Last night was one of those nights and Dave, bless his heart, got home from work, made me a martini (very dry, shaken, with four, yes four, of those addictive anchovy-stuffed green olives from Spain) and agreed it was a good idea to go out. We decided to head across the river to Justa Pasta, which we hadn't tried since they opened for dinner awhile ago and that had been raved by my brother in his blog.
Though it was prime dinner hour the small dining room wasn't packed, so we ordered at the counter and sat down with our wine and watched as some great-looking caesar salads and big plates of their house spaghetti with meatballs were delivered to nearby tables. This place has it going on with perfectly cooked pasta that they make fresh every day and a casual but not sloppy bistro vibe.
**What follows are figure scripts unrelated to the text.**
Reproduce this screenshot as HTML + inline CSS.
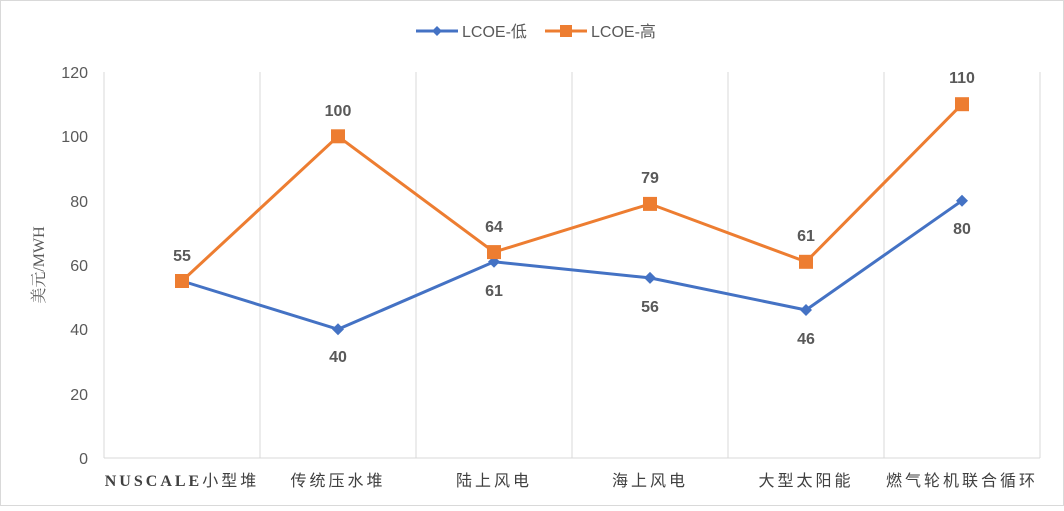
<!DOCTYPE html>
<html><head><meta charset="utf-8"><style>body{margin:0;background:#fff}</style></head><body>
<svg width="1064" height="506" xmlns="http://www.w3.org/2000/svg" font-family="Liberation Sans, Noto Sans CJK SC, sans-serif">
<rect x="0.5" y="0.5" width="1063" height="505" fill="#fff" stroke="#d9d9d9"/>
<g stroke="#d9d9d9" stroke-width="1">
<line x1="260" y1="72" x2="260" y2="458"/><line x1="416" y1="72" x2="416" y2="458"/>
<line x1="572" y1="72" x2="572" y2="458"/><line x1="728" y1="72" x2="728" y2="458"/>
<line x1="884" y1="72" x2="884" y2="458"/><line x1="1040" y1="72" x2="1040" y2="458"/>
<line x1="104" y1="72" x2="104" y2="458"/>
<line x1="104" y1="458" x2="1040" y2="458"/>
</g>
<g font-size="16" fill="#595959" text-anchor="end">
<text x="88" y="464">0</text><text x="88" y="400">20</text><text x="88" y="335">40</text>
<text x="88" y="271">60</text><text x="88" y="207">80</text><text x="88" y="142">100</text><text x="88" y="78">120</text>
</g>
<text transform="translate(44,265) rotate(-90)" font-size="16" fill="#595959" text-anchor="middle" font-family="Liberation Serif, Noto Serif CJK SC, serif">美元/MWH</text>
<g font-size="16" fill="#404040" text-anchor="middle" letter-spacing="3">
<text x="182" y="486" font-family="Liberation Serif, Noto Sans CJK SC, serif" font-weight="bold">NUSCALE<tspan font-weight="normal" font-family="Noto Sans CJK SC, sans-serif">小型堆</tspan></text>
<text x="338" y="486">传统压水堆</text><text x="494" y="486">陆上风电</text>
<text x="650" y="486">海上风电</text><text x="806" y="486">大型太阳能</text><text x="962" y="486">燃气轮机联合循环</text>
</g>
<polyline fill="none" stroke="#4472c4" stroke-width="3" points="182,281 338,329.3 494,261.8 650,277.9 806,310 962,200.7"/>
<polyline fill="none" stroke="#ed7d31" stroke-width="3" points="182,281 338,136.3 494,252.1 650,203.9 806,261.8 962,104.2"/>
<g fill="#4472c4">
<path d="M182,275l6,6l-6,6l-6,-6z"/><path d="M338,323.3l6,6l-6,6l-6,-6z"/><path d="M494,255.8l6,6l-6,6l-6,-6z"/>
<path d="M650,271.9l6,6l-6,6l-6,-6z"/><path d="M806,304l6,6l-6,6l-6,-6z"/><path d="M962,194.7l6,6l-6,6l-6,-6z"/>
</g>
<g fill="#ed7d31">
<rect x="175" y="274" width="14" height="14"/><rect x="331" y="129.3" width="14" height="14"/><rect x="487" y="245.1" width="14" height="14"/>
<rect x="643" y="196.9" width="14" height="14"/><rect x="799" y="254.8" width="14" height="14"/><rect x="955" y="97.2" width="14" height="14"/>
</g>
<g font-size="16" font-weight="bold" fill="#595959" text-anchor="middle">
<text x="182" y="261">55</text><text x="338" y="116">100</text><text x="494" y="232">64</text>
<text x="650" y="183">79</text><text x="806" y="241">61</text><text x="962" y="83">110</text>
<text x="338" y="362">40</text><text x="494" y="296">61</text><text x="650" y="312">56</text>
<text x="806" y="344">46</text><text x="962" y="234">80</text>
</g>
<line x1="416" y1="31" x2="458" y2="31" stroke="#4472c4" stroke-width="3"/>
<path d="M437,26l5,5l-5,5l-5,-5z" fill="#4472c4"/>
<text x="462" y="37" font-size="16" fill="#595959">LCOE-低</text>
<line x1="545" y1="31" x2="587" y2="31" stroke="#ed7d31" stroke-width="3"/>
<rect x="560" y="25" width="12" height="12" fill="#ed7d31"/>
<text x="591" y="37" font-size="16" fill="#595959">LCOE-高</text>
</svg>
</body></html>
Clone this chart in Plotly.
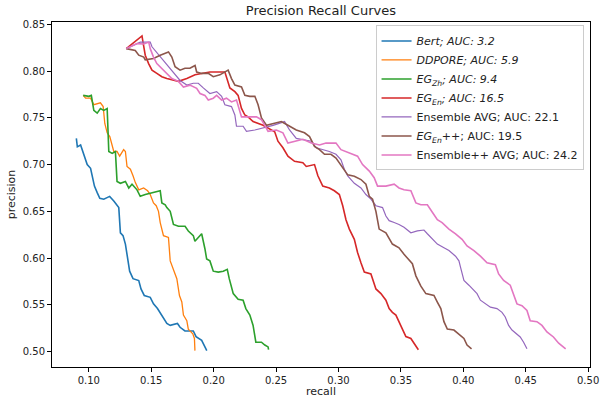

Dave had ordered the bucatini with hot sopressata and seasonal vegetables (above right), which included snow peas, chard and cherry tomatoes, all with a nice al dente texture and snappy flavor. The dude and I ordered the linguine with smoked bacon, spinach and asparagus in a light cream sauce and it, too, was perfectly cooked, with just the right amount of garlic-scented cream sauce clinging to the pasta and the very meaty applewood smoked bacon from Nueske's (gotta source some of that right away!).
A dinner for two with entrée and wine is going to run about $35, so it's not a cheap choice but one that's a great value for the quality, and you'll get in and out quickly without feeling rushed, making it a good option for those last-minute "let's go out" evenings.
Details: Justa Pasta, 1326 Nw 19th (at Pettygrove). Phone 503-243-2249.